Stated exercise :: Write out every line of the material exactly as it appears.

......

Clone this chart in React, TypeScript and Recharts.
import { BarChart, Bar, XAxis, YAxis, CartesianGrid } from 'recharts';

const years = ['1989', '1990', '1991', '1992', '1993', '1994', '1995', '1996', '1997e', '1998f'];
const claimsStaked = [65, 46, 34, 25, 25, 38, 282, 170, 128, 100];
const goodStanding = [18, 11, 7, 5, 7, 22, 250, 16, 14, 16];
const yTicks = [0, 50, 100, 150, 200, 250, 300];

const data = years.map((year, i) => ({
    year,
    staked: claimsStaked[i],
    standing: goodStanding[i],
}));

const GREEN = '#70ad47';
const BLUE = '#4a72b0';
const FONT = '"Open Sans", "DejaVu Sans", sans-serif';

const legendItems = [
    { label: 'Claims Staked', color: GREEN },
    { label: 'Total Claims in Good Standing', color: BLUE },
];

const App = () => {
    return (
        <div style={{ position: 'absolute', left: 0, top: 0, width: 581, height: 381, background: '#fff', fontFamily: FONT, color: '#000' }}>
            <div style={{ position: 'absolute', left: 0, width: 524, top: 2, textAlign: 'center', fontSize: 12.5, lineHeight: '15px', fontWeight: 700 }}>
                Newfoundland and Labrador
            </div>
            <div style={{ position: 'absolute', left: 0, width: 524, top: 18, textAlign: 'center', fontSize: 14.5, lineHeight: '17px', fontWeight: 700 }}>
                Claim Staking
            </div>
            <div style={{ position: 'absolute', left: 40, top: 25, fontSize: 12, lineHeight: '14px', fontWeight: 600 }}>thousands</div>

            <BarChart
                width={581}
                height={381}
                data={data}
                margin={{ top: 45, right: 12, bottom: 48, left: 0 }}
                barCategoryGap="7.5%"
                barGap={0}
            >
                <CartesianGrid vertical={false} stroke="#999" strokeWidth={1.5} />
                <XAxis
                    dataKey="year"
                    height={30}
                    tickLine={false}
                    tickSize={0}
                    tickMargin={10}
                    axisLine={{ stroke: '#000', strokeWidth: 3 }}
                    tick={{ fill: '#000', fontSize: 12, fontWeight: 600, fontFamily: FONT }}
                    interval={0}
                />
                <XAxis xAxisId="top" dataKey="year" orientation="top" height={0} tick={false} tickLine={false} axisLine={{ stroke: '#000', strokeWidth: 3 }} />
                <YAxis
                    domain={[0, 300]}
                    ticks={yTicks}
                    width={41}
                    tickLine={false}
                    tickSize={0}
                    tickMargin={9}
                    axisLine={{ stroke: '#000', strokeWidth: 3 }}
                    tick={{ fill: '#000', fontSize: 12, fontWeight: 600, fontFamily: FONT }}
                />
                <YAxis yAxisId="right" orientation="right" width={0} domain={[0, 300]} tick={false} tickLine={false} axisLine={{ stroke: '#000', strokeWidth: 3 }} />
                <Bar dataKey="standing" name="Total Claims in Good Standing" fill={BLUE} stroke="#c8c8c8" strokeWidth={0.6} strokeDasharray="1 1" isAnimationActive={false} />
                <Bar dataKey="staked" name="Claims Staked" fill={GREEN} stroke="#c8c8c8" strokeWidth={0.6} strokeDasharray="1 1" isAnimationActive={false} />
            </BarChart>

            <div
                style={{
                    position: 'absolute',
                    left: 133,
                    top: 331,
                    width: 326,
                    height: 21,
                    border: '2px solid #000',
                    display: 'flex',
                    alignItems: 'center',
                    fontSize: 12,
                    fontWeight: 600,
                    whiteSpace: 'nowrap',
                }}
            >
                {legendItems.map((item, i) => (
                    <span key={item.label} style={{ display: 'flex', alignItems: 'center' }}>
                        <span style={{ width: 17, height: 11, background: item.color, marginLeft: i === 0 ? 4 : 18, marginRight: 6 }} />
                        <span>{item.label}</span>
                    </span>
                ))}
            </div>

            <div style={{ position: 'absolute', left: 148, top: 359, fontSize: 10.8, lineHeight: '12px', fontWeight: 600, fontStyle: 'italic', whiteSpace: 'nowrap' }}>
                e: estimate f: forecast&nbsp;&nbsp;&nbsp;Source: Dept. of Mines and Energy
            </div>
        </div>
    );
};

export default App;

......

Solution to the exercise ::
Clone this chart in React, TypeScript and Recharts.
import { BarChart, Bar, XAxis, YAxis, CartesianGrid } from 'recharts';

const years = ['1989', '1990', '1991', '1992', '1993', '1994', '1995', '1996', '1997e', '1998f'];
const claimsStaked = [65, 46, 34, 25, 25, 38, 282, 170, 128, 100];
const goodStanding = [18, 11, 7, 5, 7, 22, 250, 16, 14, 16];
const yTicks = [0, 50, 100, 150, 200, 250, 300];

const data = years.map((year, i) => ({
    year,
    staked: claimsStaked[i],
    standing: goodStanding[i],
}));

const GREEN = '#70ad47';
const BLUE = '#4a72b0';
const FONT = '"Open Sans", "DejaVu Sans", sans-serif';

const legendItems = [
    { label: 'Claims Staked', color: GREEN },
    { label: 'Total Claims in Good Standing', color: BLUE },
];

const App = () => {
    return (
        <div style={{ position: 'absolute', left: 0, top: 0, width: 581, height: 381, background: '#fff', fontFamily: FONT, color: '#000' }}>
            <div style={{ position: 'absolute', left: 0, width: 524, top: 2, textAlign: 'center', fontSize: 12.5, lineHeight: '15px', fontWeight: 700 }}>
                Newfoundland and Labrador
            </div>
            <div style={{ position: 'absolute', left: 0, width: 524, top: 18, textAlign: 'center', fontSize: 14.5, lineHeight: '17px', fontWeight: 700 }}>
                Claim Staking
            </div>
            <div style={{ position: 'absolute', left: 40, top: 25, fontSize: 12, lineHeight: '14px', fontWeight: 600 }}>thousands</div>

            <BarChart
                width={581}
                height={381}
                data={data}
                margin={{ top: 45, right: 12, bottom: 48, left: 0 }}
                barCategoryGap="7.5%"
                barGap={0}
            >
                <CartesianGrid vertical={false} stroke="#999" strokeWidth={1.5} />
                <XAxis
                    dataKey="year"
                    height={30}
                    tickLine={false}
                    tickSize={0}
                    tickMargin={10}
                    axisLine={{ stroke: '#000', strokeWidth: 3 }}
                    tick={{ fill: '#000', fontSize: 12, fontWeight: 600, fontFamily: FONT }}
                    interval={0}
                />
                <XAxis xAxisId="top" dataKey="year" orientation="top" height={0} tick={false} tickLine={false} axisLine={{ stroke: '#000', strokeWidth: 3 }} />
                <YAxis
                    domain={[0, 300]}
                    ticks={yTicks}
                    width={41}
                    tickLine={false}
                    tickSize={0}
                    tickMargin={9}
                    axisLine={{ stroke: '#000', strokeWidth: 3 }}
                    tick={{ fill: '#000', fontSize: 12, fontWeight: 600, fontFamily: FONT }}
                />
                <YAxis yAxisId="right" orientation="right" width={0} domain={[0, 300]} tick={false} tickLine={false} axisLine={{ stroke: '#000', strokeWidth: 3 }} />
                <Bar dataKey="standing" name="Total Claims in Good Standing" fill={BLUE} stroke="#c8c8c8" strokeWidth={0.6} strokeDasharray="1 1" isAnimationActive={false} />
                <Bar dataKey="staked" name="Claims Staked" fill={GREEN} stroke="#c8c8c8" strokeWidth={0.6} strokeDasharray="1 1" isAnimationActive={false} />
            </BarChart>

            <div
                style={{
                    position: 'absolute',
                    left: 133,
                    top: 331,
                    width: 326,
                    height: 21,
                    border: '2px solid #000',
                    display: 'flex',
                    alignItems: 'center',
                    fontSize: 12,
                    fontWeight: 600,
                    whiteSpace: 'nowrap',
                }}
            >
                {legendItems.map((item, i) => (
                    <span key={item.label} style={{ display: 'flex', alignItems: 'center' }}>
                        <span style={{ width: 17, height: 11, background: item.color, marginLeft: i === 0 ? 4 : 18, marginRight: 6 }} />
                        <span>{item.label}</span>
                    </span>
                ))}
            </div>

            <div style={{ position: 'absolute', left: 148, top: 359, fontSize: 10.8, lineHeight: '12px', fontWeight: 600, fontStyle: 'italic', whiteSpace: 'nowrap' }}>
                e: estimate f: forecast&nbsp;&nbsp;&nbsp;Source: Dept. of Mines and Energy
            </div>
        </div>
    );
};

export default App;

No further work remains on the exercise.